The Central Bank of Kenya, under Dr. Patrick Njoroge, has increased the Central Bank Rate rate by 75 basis points to 8.25 percent, in an effort to tame the skyrocketing inflation.
“The Committee noted the sustained inflationary pressures, the elevated global risks, and their potential impact on the domestic economy and concluded that there was scope for a tightening of the monetary policy in order to further anchor inflation expectations,” said CBK while announcing the new rate.
The MPC last raised the rate by 50 basis points at its sitting in May to stem rising inflation and stabilize the shilling.
Here is the statement from CBK:
The inflation rate for the month of August hit 8.5 percent, from the 8.3 percent recorded in July 2022 mainly driven by the elevated food and fuel prices.
Food and non-alcoholic beverages had their year-to-year change to 15.3 percent while the month-to-month was at 0.5 percent. The m/m increase was mainly contributed by the increase in prices of maize flour-loose, sugar, and mangoes. The increase was however mitigated by a decline in the prices of carrots and onion leeks.
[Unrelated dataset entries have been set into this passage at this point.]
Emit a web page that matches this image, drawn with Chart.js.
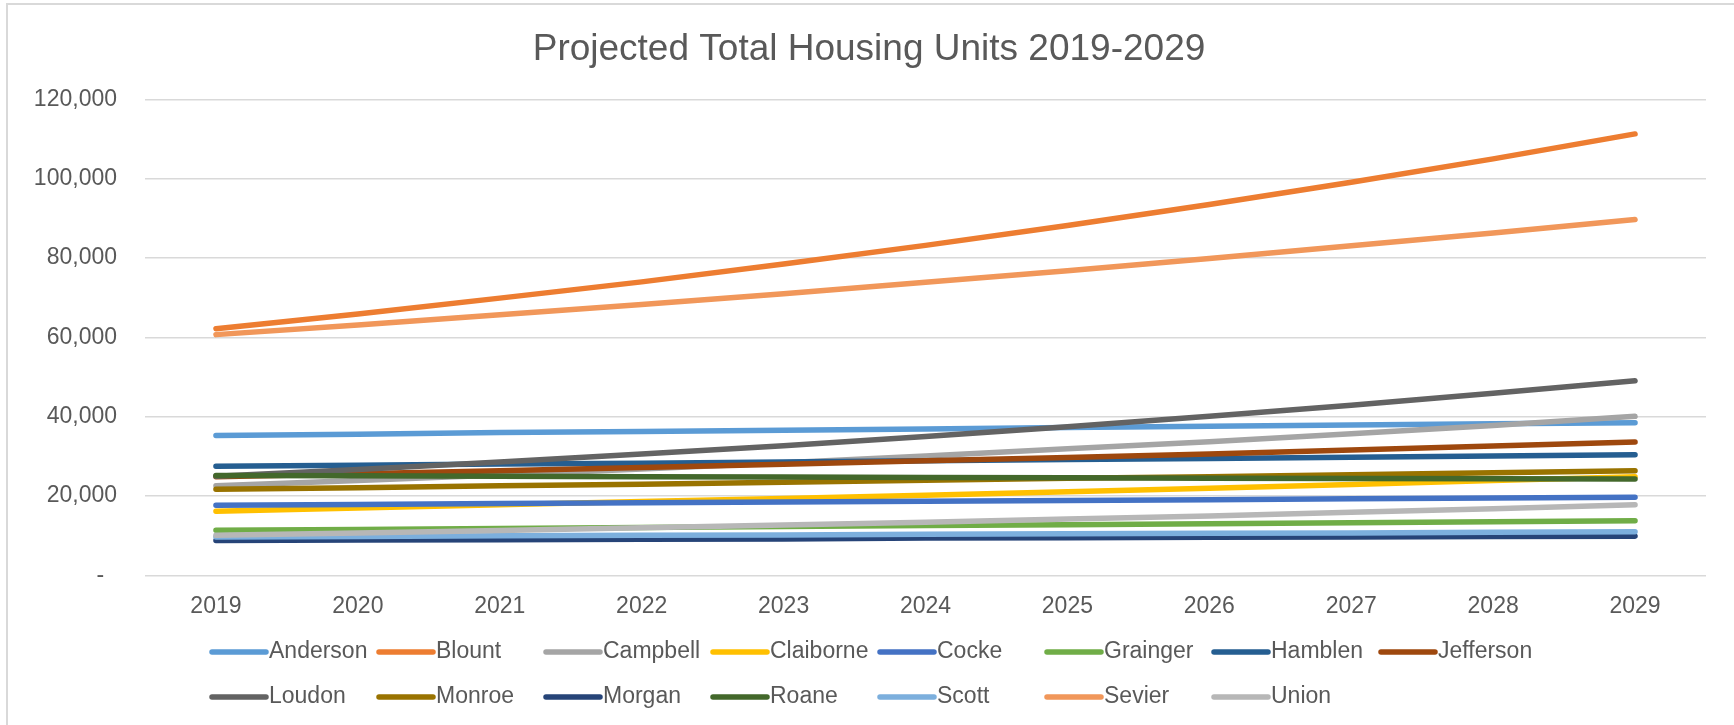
<!DOCTYPE html>
<html>
<head>
<meta charset="utf-8">
<title>Projected Total Housing Units 2019-2029</title>
<script src="https://cdn.jsdelivr.net/npm/chart.js@4.4.1/dist/chart.umd.min.js"></script>
<style>
  html, body { margin: 0; padding: 0; background: #fff; overflow: hidden; }
  #frame { position: absolute; left: 6px; top: 3px; width: 1900px; height: 900px; border: 2px solid #d9d9d9; }
  #chart { position: absolute; left: 0; top: 0; }
</style>
</head>
<body>
<div id="frame"></div>
<canvas id="chart" width="1734" height="725"></canvas>
<script>
// years on the x axis
const years = ["2019", "2020", "2021", "2022", "2023", "2024", "2025", "2026", "2027", "2028", "2029"];

// housing units by county
const anderson  = [35300, 35600, 36000, 36300, 36600, 36900, 37300, 37600, 37900, 38200, 38500];
const blount    = [62200, 65900, 69900, 74000, 78500, 83200, 88200, 93500, 99100, 105000, 111300];
const campbell  = [22600, 23900, 25300, 26800, 28400, 30100, 31900, 33700, 35700, 37800, 40100];
const claiborne = [16200, 17000, 17800, 18600, 19400, 20200, 21100, 22000, 22900, 23900, 24900];
const cocke     = [17700, 17900, 18100, 18300, 18500, 18700, 18900, 19100, 19300, 19500, 19700];
const grainger  = [11400, 11600, 11800, 12100, 12300, 12600, 12800, 13000, 13300, 13500, 13800];
const hamblen   = [27500, 27800, 28100, 28300, 28600, 28900, 29200, 29500, 29800, 30100, 30400];
const jefferson = [24900, 25600, 26400, 27200, 28000, 28900, 29700, 30600, 31600, 32600, 33600];
const loudon    = [25000, 26700, 28600, 30600, 32700, 35000, 37500, 40100, 42900, 45900, 49100];
const monroe    = [21700, 22100, 22600, 23000, 23500, 24000, 24500, 24900, 25400, 25900, 26400];
const morgan    = [8800, 8900, 9000, 9100, 9200, 9400, 9500, 9600, 9700, 9800, 9900];
const roane     = [25200, 25100, 25000, 24900, 24800, 24700, 24600, 24500, 24400, 24350, 24300];
const scott     = [9700, 9800, 10000, 10100, 10200, 10400, 10500, 10600, 10700, 10900, 11000];
const sevier    = [60700, 63100, 65700, 68300, 71000, 73900, 76800, 79900, 83100, 86300, 89700];
const union     = [10100, 10700, 11300, 12000, 12700, 13400, 14200, 15000, 15900, 16800, 17800];

const counties = ["Anderson", "Blount", "Campbell", "Claiborne", "Cocke", "Grainger", "Hamblen", "Jefferson",
                  "Loudon", "Monroe", "Morgan", "Roane", "Scott", "Sevier", "Union"];
const series = [anderson, blount, campbell, claiborne, cocke, grainger, hamblen, jefferson,
                loudon, monroe, morgan, roane, scott, sevier, union];
const colors = ["#5B9BD5", "#ED7D31", "#A5A5A5", "#FFC000", "#4472C4", "#70AD47", "#255E91", "#9E480E",
                "#636363", "#997300", "#264478", "#43682B", "#7CAFDD", "#F1975A", "#B7B7B7"];

const FONT = "'Liberation Sans', Arial, sans-serif";
const TEXT = "#595959";

// excel style legend: fixed width columns, 8 per row
const gridLegend = {
  id: "gridLegend",
  afterDraw(chart) {
    const ctx = chart.ctx;
    const perRow = 8, colW = 167, x0 = 210, rowY = [652, 697];
    ctx.save();
    ctx.font = "23px " + FONT;
    ctx.textBaseline = "middle";
    ctx.textAlign = "left";
    chart.data.datasets.forEach((ds, i) => {
      const x = x0 + (i % perRow) * colW;
      const y = rowY[Math.floor(i / perRow)];
      ctx.strokeStyle = ds.borderColor;
      ctx.lineWidth = 5.5;
      ctx.lineCap = "round";
      ctx.beginPath();
      ctx.moveTo(x + 2, y);
      ctx.lineTo(x + 56, y);
      ctx.stroke();
      ctx.fillStyle = TEXT;
      ctx.fillText(ds.label, x + 59, y);
    });
    ctx.restore();
  }
};

const datasets = counties.map((name, i) => ({
  label: name,
  data: series[i],
  borderColor: colors[i],
  backgroundColor: colors[i],
  borderWidth: 5.5,
  borderCapStyle: "round",
  borderJoinStyle: "round",
  pointRadius: 0,
  tension: 0,
  order: counties.length - i   // later series on top, like Excel
}));

new Chart(document.getElementById("chart").getContext("2d"), {
  type: "line",
  data: { labels: years, datasets: datasets },
  plugins: [gridLegend],
  options: {
    responsive: false,
    animation: false,
    layout: { padding: { top: 6, left: 32, right: 28, bottom: 88 } },
    plugins: {
      legend: { display: false },
      tooltip: { enabled: false },
      title: {
        display: true,
        text: "Projected Total Housing Units 2019-2029",
        color: TEXT,
        font: { family: FONT, size: 37, weight: "normal" },
        padding: { top: 22, bottom: 27 }
      }
    },
    scales: {
      x: {
        offset: true,
        grid: { display: false, drawTicks: false },
        border: { display: false },
        ticks: { color: TEXT, font: { family: FONT, size: 23 }, padding: 17, maxRotation: 0 }
      },
      y: {
        min: 0,
        max: 120000,
        grid: { color: "#D9D9D9", lineWidth: 1.5, drawTicks: false },
        border: { display: false },
        afterFit: scale => { scale.width = 113; },
        ticks: {
          stepSize: 20000,
          color: TEXT,
          font: { family: FONT, size: 23 },
          padding: 28,
          callback: v => v === 0 ? "-  " : v.toLocaleString("en-US")
        }
      }
    }
  }
});
</script>
</body>
</html>
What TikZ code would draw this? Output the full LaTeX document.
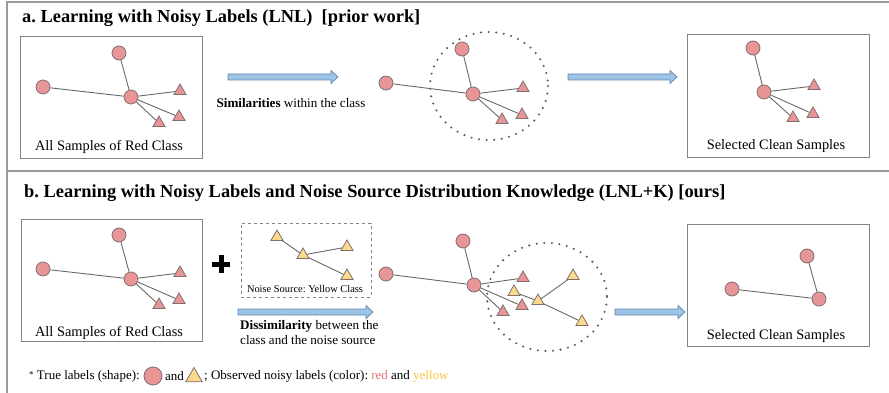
\documentclass[tikz,border=0pt]{standalone}
\usepackage{fontspec}
\setmainfont{Liberation Serif}
\usetikzlibrary{shapes.geometric}
\frenchspacing
\definecolor{redfill}{RGB}{231,149,151}
\definecolor{yelfill}{RGB}{250,219,140}
\definecolor{shapeline}{RGB}{130,110,110}
\definecolor{edgecol}{RGB}{105,105,105}
\definecolor{framecol}{RGB}{155,155,155}
\definecolor{boxcol}{RGB}{130,130,130}
\definecolor{arrfill}{RGB}{157,195,230}
\definecolor{arrline}{RGB}{95,135,175}
\definecolor{redtext}{RGB}{232,118,120}
\definecolor{yeltext}{RGB}{246,196,72}
\tikzset{
  rc/.style={circle,fill=redfill,draw=shapeline,line width=0.8pt,minimum size=14pt,inner sep=0pt},
  rt/.style={regular polygon,regular polygon sides=3,fill=redfill,draw=shapeline,line width=0.8pt,minimum size=14pt,inner sep=0pt},
  yt/.style={regular polygon,regular polygon sides=3,fill=yelfill,draw=shapeline,line width=0.8pt,minimum size=14pt,inner sep=0pt},
  edgeline/.style={draw=edgecol,line width=0.9pt},
  samplebox/.style={draw=boxcol,line width=0.9pt,inner sep=0pt},
  frameline/.style={draw=framecol,line width=1.4pt},
  titletxt/.style={anchor=west,inner sep=0pt,font=\fontsize{18.4}{22}\selectfont\bfseries},
  captxt/.style={inner sep=0pt,font=\fontsize{14.4}{17}\selectfont},
  smalltxt/.style={inner sep=0pt,font=\fontsize{13.1}{15.5}\selectfont},
  legtxt/.style={inner sep=0pt,anchor=west,font=\fontsize{13}{15}\selectfont},
  dotring/.style={draw=black!65,line width=2.3pt,line cap=round,dash pattern=on 0pt off 7.6pt},
  bigarrow/.style={fill=arrfill,draw=arrline,line width=0.7pt},
}
\newcommand{\blockarr}[3]{%
  \path[bigarrow] (#1,#3-3) -- (#2-7,#3-3) -- (#2-7,#3-6.5) -- (#2,#3) -- (#2-7,#3+6.5) -- (#2-7,#3+3) -- (#1,#3+3) -- cycle;}
\begin{document}
\begin{tikzpicture}[x=1pt,y=-1pt]
\useasboundingbox (0,0) rectangle (889,393);
% frame
\draw[frameline] (7,393) -- (7,2) -- (889,2);
\draw[frameline] (7,171) -- (889,171);

% ---------- part a ----------
\node[titletxt] (ta) at (22,18) {a. Learning with Noisy Labels (LNL)\ \ [prior work]};

\node[samplebox,minimum width=182pt,minimum height=122pt] (boxA1) at (111.5,97) {};
\node[rc] (a1t) at (119,53) {};
\node[rc] (a1l) at (43,87) {};
\node[rc] (a1c) at (131,97) {};
\node[rt] (a1r1) at (180,91) {};
\node[rt] (a1r2) at (179,117) {};
\node[rt] (a1r3) at (159,123) {};
\draw[edgeline] (a1t) -- (a1c) (a1l) -- (a1c) (a1c) -- (a1r1) (a1c) -- (a1r2) (a1c) -- (a1r3);
\node[captxt] (capA1) at (109,147) {All Samples of Red Class};

\blockarr{228}{338}{77}
\node[smalltxt] (simtxt) at (291,103) {\textbf{Similarities} within the class};

\draw[dotring] (489,86) ellipse [x radius=59,y radius=54];
\node[rc] (a2l) at (386,83) {};
\node[rc] (a2t) at (462,49) {};
\node[rc] (a2c) at (473,94) {};
\node[rt] (a2r1) at (523,88) {};
\node[rt] (a2r2) at (522,115) {};
\node[rt] (a2r3) at (502,120) {};
\draw[edgeline] (a2t) -- (a2c) (a2l) -- (a2c) (a2c) -- (a2r1) (a2c) -- (a2r2) (a2c) -- (a2r3);

\blockarr{568}{677}{77}

\node[samplebox,minimum width=182pt,minimum height=123pt] (boxA3) at (778,95.5) {};
\node[rc] (a3t) at (753,48) {};
\node[rc] (a3c) at (764,92) {};
\node[rt] (a3r1) at (814,86) {};
\node[rt] (a3r2) at (813,114) {};
\node[rt] (a3r3) at (793,118) {};
\draw[edgeline] (a3t) -- (a3c) (a3c) -- (a3r1) (a3c) -- (a3r2) (a3c) -- (a3r3);
\node[captxt] (capA3) at (776,146) {Selected Clean Samples};

% ---------- part b ----------
\node[titletxt] (tb) at (24,193) {b. Learning with Noisy Labels and Noise Source Distribution Knowledge (LNL+K) [ours]};

\node[samplebox,minimum width=181pt,minimum height=122pt] (boxB1) at (111.5,280) {};
\node[rc] (b1t) at (119,235) {};
\node[rc] (b1l) at (43,269) {};
\node[rc] (b1c) at (131,279) {};
\node[rt] (b1r1) at (180,273) {};
\node[rt] (b1r2) at (179,300) {};
\node[rt] (b1r3) at (159,305) {};
\draw[edgeline] (b1t) -- (b1c) (b1l) -- (b1c) (b1c) -- (b1r1) (b1c) -- (b1r2) (b1c) -- (b1r3);
\node[captxt] (capB1) at (109,333) {All Samples of Red Class};

\draw[line width=5pt] (212,264) -- (230,264) (221,255) -- (221,273);

\node[draw=boxcol,dashed,line width=1pt,minimum width=130pt,minimum height=74pt,inner sep=0pt] (noisebox) at (306,260) {};
\node[yt] (ny1) at (277,237) {};
\node[yt] (nyc) at (303,255) {};
\node[yt] (ny2) at (347,247) {};
\node[yt] (ny3) at (347,276) {};
\draw[edgeline] (ny1) -- (nyc) (nyc) -- (ny2) (nyc) -- (ny3);
\node[inner sep=0pt,font=\fontsize{10.4}{12}\selectfont] (noisetxt) at (305,289) {Noise Source: Yellow Class};

\blockarr{238}{373}{312}
\node[smalltxt,anchor=north west,align=left] (distxt) at (240,320) {\textbf{Dissimilarity} between the\\class and the noise source};

\draw[dotring] (547,297) ellipse [x radius=60,y radius=54];
\node[rc] (b2l) at (386,274) {};
\node[rc] (b2t) at (463,241) {};
\node[rc] (b2c) at (474,285) {};
\node[rt] (b2r1) at (523,278) {};
\node[rt] (b2r2) at (522,306) {};
\node[rt] (b2r3) at (503,312) {};
\node[yt] (b2y1) at (514,292) {};
\node[yt] (b2yc) at (538,301) {};
\node[yt] (b2y2) at (573,276) {};
\node[yt] (b2y3) at (582,322) {};
\draw[edgeline] (b2t) -- (b2c) (b2l) -- (b2c) (b2c) -- (b2r1) (b2c) -- (b2r2) (b2c) -- (b2r3);
\draw[edgeline] (b2y1) -- (b2yc) (b2yc) -- (b2y2) (b2yc) -- (b2y3);

\blockarr{615}{685}{312}

\node[samplebox,minimum width=182pt,minimum height=122pt] (boxB3) at (778,285) {};
\node[rc] (b3t) at (807,256) {};
\node[rc] (b3l) at (732,289) {};
\node[rc] (b3c) at (819,299) {};
\draw[edgeline] (b3t) -- (b3c) (b3l) -- (b3c);
\node[captxt] (capB3) at (776,336) {Selected Clean Samples};

% ---------- legend ----------
\node[legtxt] (lg1) at (29,376) {\raisebox{2pt}{\fontsize{9}{10}\selectfont*} True labels (shape):};
\node[rc,minimum size=18pt] (lgc) at (153,376) {};
\node[legtxt] (lg2) at (165,376) {and};
\node[yt,minimum size=19pt] (lgt) at (194,377) {};
\node[legtxt] (lg3) at (204,376) {; Observed noisy labels (color): \textcolor{redtext}{red} and \textcolor{yeltext}{yellow}};
\end{tikzpicture}
\end{document}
For the month of September, experts have already predicted another spike in the inflation rate. “We are projecting the y/y inflation rate for September 2022 to fall within the range of 8.7-9.1 percent,” said Cytonn Investments in their latest report.
Fuel prices for the period 15th September 2022 to 14th October 2022 increased by 12.7, 17.9, and 15.7 percent to 179.3 shillings per liter, 165.0 shillings per liter, and 147.9 shillings per liter from 159.1 shillings per liter Kshs 140.0 per liter and Kshs 127.9 per liter for Super Petrol, Diesel and Kerosene, respectively.